• _TASK TO CARRY OUT_
Output the material exactly, but drop every image it holds.

#### EXERCISE INPUT ####

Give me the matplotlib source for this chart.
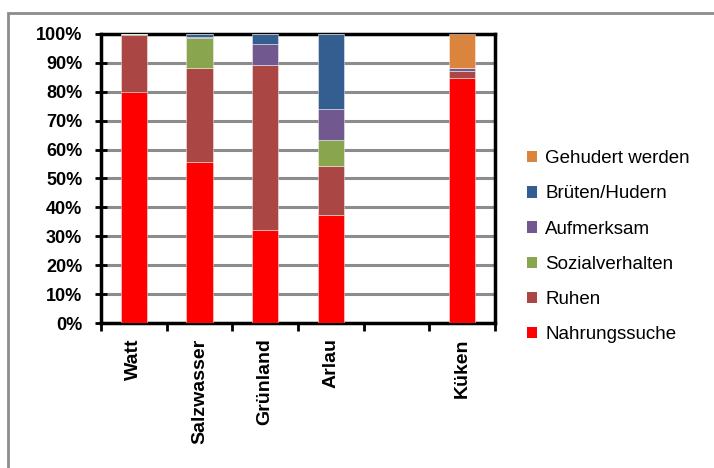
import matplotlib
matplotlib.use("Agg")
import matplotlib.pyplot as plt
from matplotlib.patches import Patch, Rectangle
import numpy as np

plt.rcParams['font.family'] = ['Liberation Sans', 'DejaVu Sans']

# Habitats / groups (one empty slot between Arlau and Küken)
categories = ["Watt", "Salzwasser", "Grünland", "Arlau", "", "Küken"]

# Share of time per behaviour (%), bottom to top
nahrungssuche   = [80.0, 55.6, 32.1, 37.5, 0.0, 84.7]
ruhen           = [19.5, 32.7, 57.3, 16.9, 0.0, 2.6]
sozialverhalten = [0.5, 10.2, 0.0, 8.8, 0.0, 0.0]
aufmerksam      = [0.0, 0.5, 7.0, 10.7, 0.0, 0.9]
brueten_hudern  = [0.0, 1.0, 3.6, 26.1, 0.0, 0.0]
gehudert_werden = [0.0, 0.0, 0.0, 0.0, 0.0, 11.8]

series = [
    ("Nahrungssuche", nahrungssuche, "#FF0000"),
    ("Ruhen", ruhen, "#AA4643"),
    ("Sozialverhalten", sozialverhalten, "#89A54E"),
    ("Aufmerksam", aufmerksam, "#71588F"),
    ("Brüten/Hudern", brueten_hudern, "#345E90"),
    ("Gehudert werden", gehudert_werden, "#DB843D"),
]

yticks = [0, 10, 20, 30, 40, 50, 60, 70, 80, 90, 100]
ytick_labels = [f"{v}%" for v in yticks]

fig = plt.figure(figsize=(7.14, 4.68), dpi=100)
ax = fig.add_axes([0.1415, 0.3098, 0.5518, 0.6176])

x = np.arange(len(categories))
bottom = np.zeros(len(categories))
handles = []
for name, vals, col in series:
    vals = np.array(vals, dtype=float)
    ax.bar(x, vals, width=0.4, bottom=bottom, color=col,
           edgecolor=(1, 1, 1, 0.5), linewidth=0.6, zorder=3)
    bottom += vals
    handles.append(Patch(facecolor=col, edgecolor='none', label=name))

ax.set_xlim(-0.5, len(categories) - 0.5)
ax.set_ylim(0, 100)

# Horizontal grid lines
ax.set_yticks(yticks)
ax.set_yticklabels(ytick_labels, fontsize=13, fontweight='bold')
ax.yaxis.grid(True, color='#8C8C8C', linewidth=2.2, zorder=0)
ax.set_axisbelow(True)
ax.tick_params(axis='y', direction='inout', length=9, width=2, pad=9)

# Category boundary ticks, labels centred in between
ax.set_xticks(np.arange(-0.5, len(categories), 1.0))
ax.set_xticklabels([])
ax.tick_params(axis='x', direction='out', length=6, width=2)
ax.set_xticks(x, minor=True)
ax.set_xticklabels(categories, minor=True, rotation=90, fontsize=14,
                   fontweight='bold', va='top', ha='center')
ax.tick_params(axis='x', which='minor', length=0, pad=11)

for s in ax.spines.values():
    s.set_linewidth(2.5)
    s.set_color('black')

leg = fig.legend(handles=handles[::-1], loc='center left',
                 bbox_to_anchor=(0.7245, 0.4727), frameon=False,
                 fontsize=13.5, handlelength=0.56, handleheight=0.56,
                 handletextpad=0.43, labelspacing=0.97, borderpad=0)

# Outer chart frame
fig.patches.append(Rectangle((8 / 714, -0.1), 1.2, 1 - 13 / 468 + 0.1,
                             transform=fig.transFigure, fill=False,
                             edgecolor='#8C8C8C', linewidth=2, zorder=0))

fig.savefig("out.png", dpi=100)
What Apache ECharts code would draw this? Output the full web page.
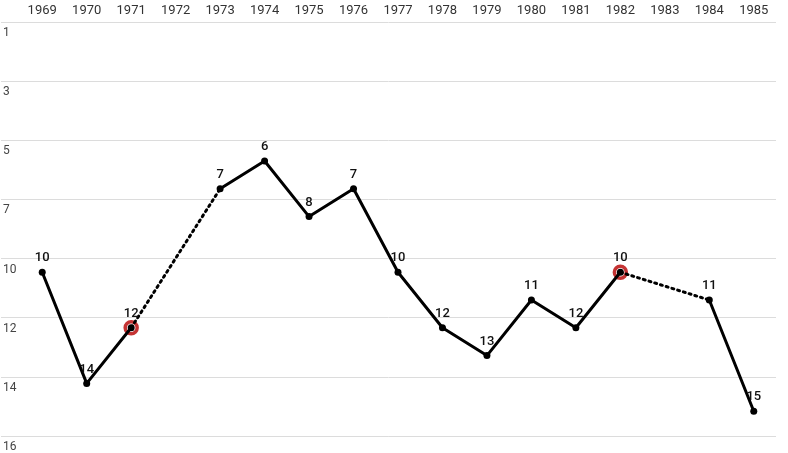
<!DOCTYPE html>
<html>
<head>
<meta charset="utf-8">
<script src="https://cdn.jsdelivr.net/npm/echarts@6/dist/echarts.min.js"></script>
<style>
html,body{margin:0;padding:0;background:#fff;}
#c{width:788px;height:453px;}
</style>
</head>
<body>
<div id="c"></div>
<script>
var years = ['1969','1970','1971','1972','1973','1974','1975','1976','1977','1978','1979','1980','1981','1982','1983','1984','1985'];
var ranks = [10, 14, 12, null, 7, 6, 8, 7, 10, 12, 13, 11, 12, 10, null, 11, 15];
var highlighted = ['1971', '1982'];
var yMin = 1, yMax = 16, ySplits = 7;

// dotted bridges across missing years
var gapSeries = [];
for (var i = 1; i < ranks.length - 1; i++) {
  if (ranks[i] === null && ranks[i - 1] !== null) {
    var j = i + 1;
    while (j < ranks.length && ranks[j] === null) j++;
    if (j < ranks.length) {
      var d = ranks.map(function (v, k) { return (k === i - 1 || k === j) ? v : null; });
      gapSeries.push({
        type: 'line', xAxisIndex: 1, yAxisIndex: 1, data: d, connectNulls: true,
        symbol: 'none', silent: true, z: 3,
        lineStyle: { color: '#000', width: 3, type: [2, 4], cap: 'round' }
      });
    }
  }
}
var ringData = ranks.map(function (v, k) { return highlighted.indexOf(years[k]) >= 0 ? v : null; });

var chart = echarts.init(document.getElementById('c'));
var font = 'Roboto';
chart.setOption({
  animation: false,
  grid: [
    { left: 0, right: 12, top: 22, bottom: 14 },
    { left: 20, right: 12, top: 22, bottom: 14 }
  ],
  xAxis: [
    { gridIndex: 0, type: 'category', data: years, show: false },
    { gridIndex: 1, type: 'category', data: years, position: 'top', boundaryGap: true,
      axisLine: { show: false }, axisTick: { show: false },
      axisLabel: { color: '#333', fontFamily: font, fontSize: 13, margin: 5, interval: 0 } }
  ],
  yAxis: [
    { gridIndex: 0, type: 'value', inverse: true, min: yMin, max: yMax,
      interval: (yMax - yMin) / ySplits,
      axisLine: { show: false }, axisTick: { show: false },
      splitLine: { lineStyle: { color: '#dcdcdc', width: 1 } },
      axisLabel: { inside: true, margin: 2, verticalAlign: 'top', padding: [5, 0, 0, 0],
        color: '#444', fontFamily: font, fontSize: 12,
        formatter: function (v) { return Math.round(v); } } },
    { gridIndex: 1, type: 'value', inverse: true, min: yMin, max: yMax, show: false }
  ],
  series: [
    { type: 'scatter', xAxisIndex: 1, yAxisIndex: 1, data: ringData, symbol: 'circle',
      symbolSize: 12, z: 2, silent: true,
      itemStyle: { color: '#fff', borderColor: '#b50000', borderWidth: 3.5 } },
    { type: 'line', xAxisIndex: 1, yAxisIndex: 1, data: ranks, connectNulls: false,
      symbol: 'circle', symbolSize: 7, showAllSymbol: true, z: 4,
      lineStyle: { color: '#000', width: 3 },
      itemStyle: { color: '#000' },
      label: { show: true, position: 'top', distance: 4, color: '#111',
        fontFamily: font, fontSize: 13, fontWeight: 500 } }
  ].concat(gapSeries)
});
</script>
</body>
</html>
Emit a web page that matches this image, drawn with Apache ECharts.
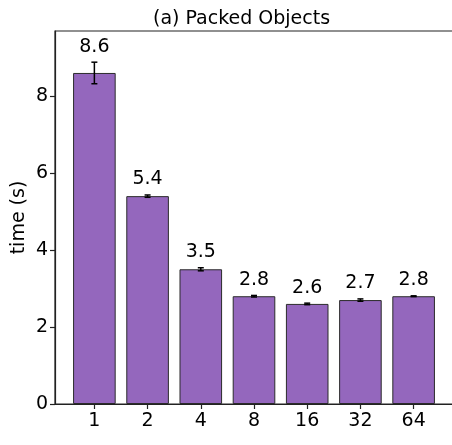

####

• _EXPECTED ANSWER_
Give me the matplotlib source for this chart.
import matplotlib
matplotlib.use("Agg")
import matplotlib.pyplot as plt
from matplotlib.patches import Patch, Rectangle
import numpy as np

plt.rcParams['font.family'] = ['Liberation Sans', 'DejaVu Sans']

# Habitats / groups (one empty slot between Arlau and Küken)
categories = ["Watt", "Salzwasser", "Grünland", "Arlau", "", "Küken"]

# Share of time per behaviour (%), bottom to top
nahrungssuche   = [80.0, 55.6, 32.1, 37.5, 0.0, 84.7]
ruhen           = [19.5, 32.7, 57.3, 16.9, 0.0, 2.6]
sozialverhalten = [0.5, 10.2, 0.0, 8.8, 0.0, 0.0]
aufmerksam      = [0.0, 0.5, 7.0, 10.7, 0.0, 0.9]
brueten_hudern  = [0.0, 1.0, 3.6, 26.1, 0.0, 0.0]
gehudert_werden = [0.0, 0.0, 0.0, 0.0, 0.0, 11.8]

series = [
    ("Nahrungssuche", nahrungssuche, "#FF0000"),
    ("Ruhen", ruhen, "#AA4643"),
    ("Sozialverhalten", sozialverhalten, "#89A54E"),
    ("Aufmerksam", aufmerksam, "#71588F"),
    ("Brüten/Hudern", brueten_hudern, "#345E90"),
    ("Gehudert werden", gehudert_werden, "#DB843D"),
]

yticks = [0, 10, 20, 30, 40, 50, 60, 70, 80, 90, 100]
ytick_labels = [f"{v}%" for v in yticks]

fig = plt.figure(figsize=(7.14, 4.68), dpi=100)
ax = fig.add_axes([0.1415, 0.3098, 0.5518, 0.6176])

x = np.arange(len(categories))
bottom = np.zeros(len(categories))
handles = []
for name, vals, col in series:
    vals = np.array(vals, dtype=float)
    ax.bar(x, vals, width=0.4, bottom=bottom, color=col,
           edgecolor=(1, 1, 1, 0.5), linewidth=0.6, zorder=3)
    bottom += vals
    handles.append(Patch(facecolor=col, edgecolor='none', label=name))

ax.set_xlim(-0.5, len(categories) - 0.5)
ax.set_ylim(0, 100)

# Horizontal grid lines
ax.set_yticks(yticks)
ax.set_yticklabels(ytick_labels, fontsize=13, fontweight='bold')
ax.yaxis.grid(True, color='#8C8C8C', linewidth=2.2, zorder=0)
ax.set_axisbelow(True)
ax.tick_params(axis='y', direction='inout', length=9, width=2, pad=9)

# Category boundary ticks, labels centred in between
ax.set_xticks(np.arange(-0.5, len(categories), 1.0))
ax.set_xticklabels([])
ax.tick_params(axis='x', direction='out', length=6, width=2)
ax.set_xticks(x, minor=True)
ax.set_xticklabels(categories, minor=True, rotation=90, fontsize=14,
                   fontweight='bold', va='top', ha='center')
ax.tick_params(axis='x', which='minor', length=0, pad=11)

for s in ax.spines.values():
    s.set_linewidth(2.5)
    s.set_color('black')

leg = fig.legend(handles=handles[::-1], loc='center left',
                 bbox_to_anchor=(0.7245, 0.4727), frameon=False,
                 fontsize=13.5, handlelength=0.56, handleheight=0.56,
                 handletextpad=0.43, labelspacing=0.97, borderpad=0)

# Outer chart frame
fig.patches.append(Rectangle((8 / 714, -0.1), 1.2, 1 - 13 / 468 + 0.1,
                             transform=fig.transFigure, fill=False,
                             edgecolor='#8C8C8C', linewidth=2, zorder=0))

fig.savefig("out.png", dpi=100)
What Apache ECharts code would draw this? Output the full web page.
<!DOCTYPE html>
<html>
<head>
<meta charset="utf-8">
<script src="https://cdn.jsdelivr.net/npm/echarts@6/dist/echarts.min.js"></script>
<style>
html,body{margin:0;padding:0;background:#fff;}
#c{width:788px;height:453px;}
</style>
</head>
<body>
<div id="c"></div>
<script>
var years = ['1969','1970','1971','1972','1973','1974','1975','1976','1977','1978','1979','1980','1981','1982','1983','1984','1985'];
var ranks = [10, 14, 12, null, 7, 6, 8, 7, 10, 12, 13, 11, 12, 10, null, 11, 15];
var highlighted = ['1971', '1982'];
var yMin = 1, yMax = 16, ySplits = 7;

// dotted bridges across missing years
var gapSeries = [];
for (var i = 1; i < ranks.length - 1; i++) {
  if (ranks[i] === null && ranks[i - 1] !== null) {
    var j = i + 1;
    while (j < ranks.length && ranks[j] === null) j++;
    if (j < ranks.length) {
      var d = ranks.map(function (v, k) { return (k === i - 1 || k === j) ? v : null; });
      gapSeries.push({
        type: 'line', xAxisIndex: 1, yAxisIndex: 1, data: d, connectNulls: true,
        symbol: 'none', silent: true, z: 3,
        lineStyle: { color: '#000', width: 3, type: [2, 4], cap: 'round' }
      });
    }
  }
}
var ringData = ranks.map(function (v, k) { return highlighted.indexOf(years[k]) >= 0 ? v : null; });

var chart = echarts.init(document.getElementById('c'));
var font = 'Roboto';
chart.setOption({
  animation: false,
  grid: [
    { left: 0, right: 12, top: 22, bottom: 14 },
    { left: 20, right: 12, top: 22, bottom: 14 }
  ],
  xAxis: [
    { gridIndex: 0, type: 'category', data: years, show: false },
    { gridIndex: 1, type: 'category', data: years, position: 'top', boundaryGap: true,
      axisLine: { show: false }, axisTick: { show: false },
      axisLabel: { color: '#333', fontFamily: font, fontSize: 13, margin: 5, interval: 0 } }
  ],
  yAxis: [
    { gridIndex: 0, type: 'value', inverse: true, min: yMin, max: yMax,
      interval: (yMax - yMin) / ySplits,
      axisLine: { show: false }, axisTick: { show: false },
      splitLine: { lineStyle: { color: '#dcdcdc', width: 1 } },
      axisLabel: { inside: true, margin: 2, verticalAlign: 'top', padding: [5, 0, 0, 0],
        color: '#444', fontFamily: font, fontSize: 12,
        formatter: function (v) { return Math.round(v); } } },
    { gridIndex: 1, type: 'value', inverse: true, min: yMin, max: yMax, show: false }
  ],
  series: [
    { type: 'scatter', xAxisIndex: 1, yAxisIndex: 1, data: ringData, symbol: 'circle',
      symbolSize: 12, z: 2, silent: true,
      itemStyle: { color: '#fff', borderColor: '#b50000', borderWidth: 3.5 } },
    { type: 'line', xAxisIndex: 1, yAxisIndex: 1, data: ranks, connectNulls: false,
      symbol: 'circle', symbolSize: 7, showAllSymbol: true, z: 4,
      lineStyle: { color: '#000', width: 3 },
      itemStyle: { color: '#000' },
      label: { show: true, position: 'top', distance: 4, color: '#111',
        fontFamily: font, fontSize: 13, fontWeight: 500 } }
  ].concat(gapSeries)
});
</script>
</body>
</html>
Emit a web page that matches this image, drawn with Apache ECharts.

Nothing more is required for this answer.